Q: What are the “hidden” costs that might be included in what we pay a celebrant?
A: I run an honest business with no hidden fees. However, some celebrants charge for rehearsals, meetings, sales calls, if weddings run late, or if there are date changes. These should all be detailed in writing before you book, so hopefully, there aren’t any surprises.
Q: How many hours do you typically spend on a wedding from the initial enquiry through to the lodgement of paperwork?
A: Each wedding booking takes about 12 hours of my time, plus travel. Sometimes, I’m away from home for three days due to travel.
Q: Is there a typical payment schedule celebrants follow?

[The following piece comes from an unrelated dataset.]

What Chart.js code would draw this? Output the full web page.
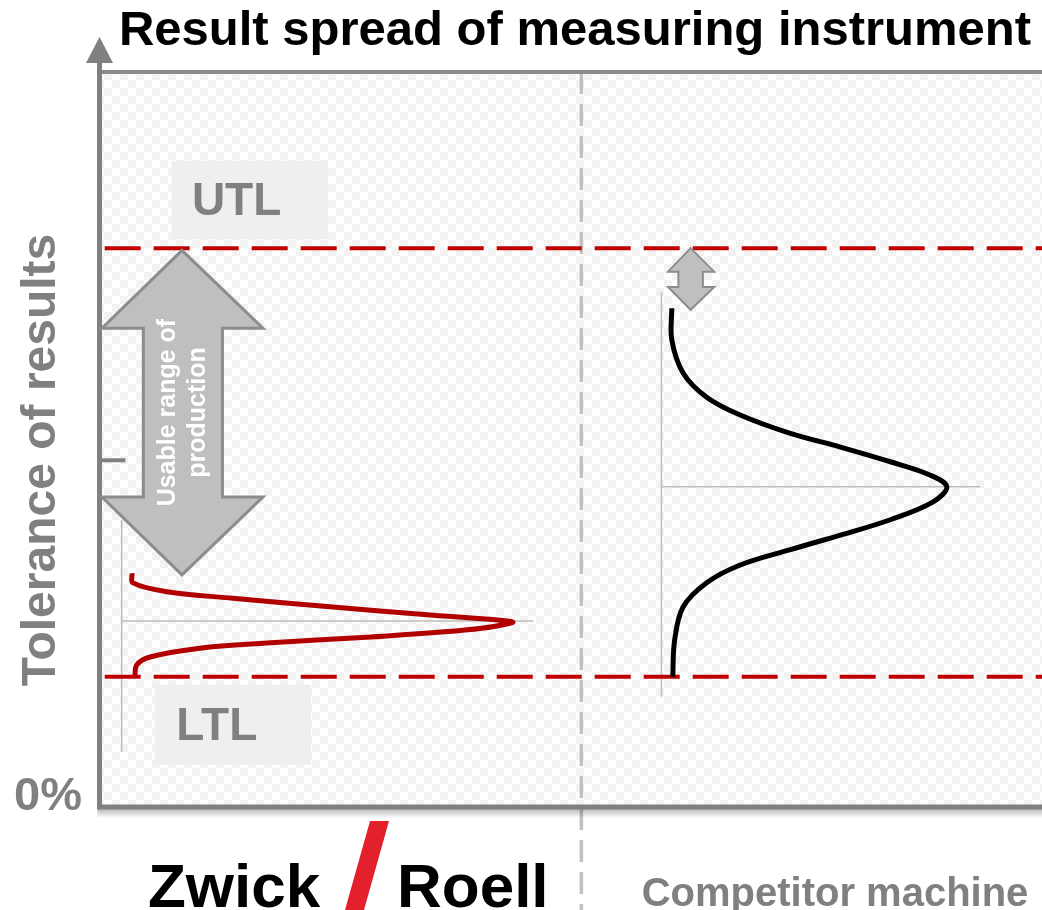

A: I take a booking fee to secure the date, which is about one-third of the total fee. The rest is due four months after booking. This is typical, though some celebrants may break it into thirds over the pre-wedding period, and some take full payment in the weeks before the wedding. The key point is that collective bargaining is illegal, so celebrants do not operate as a group charging the same amount or using the same payment schedules. Every celebrant’s business structure is different.
Q: What options are available for couples on a tight budget who still want a quality wedding celebrant?
A: To get quality, you often need to compromise. Like choosing a luxury car, you trade value for quality. Celebrants are a small portion of the overall wedding budget, particularly in terms of cost-per-guest. You could cut back on the guest list to free up budget for a celebrant. Some celebrants offer better prices for weekday weddings or earlier in the day, as they can still book another prime-time wedding that week.
Q: Anything else you’d like to tell us about setting a budget and what to expect when it comes to celebrants?
A: Your celebrant sets the tone and vibe for your entire wedding. If you want a wedding that feels awesome, get an awesome celebrant!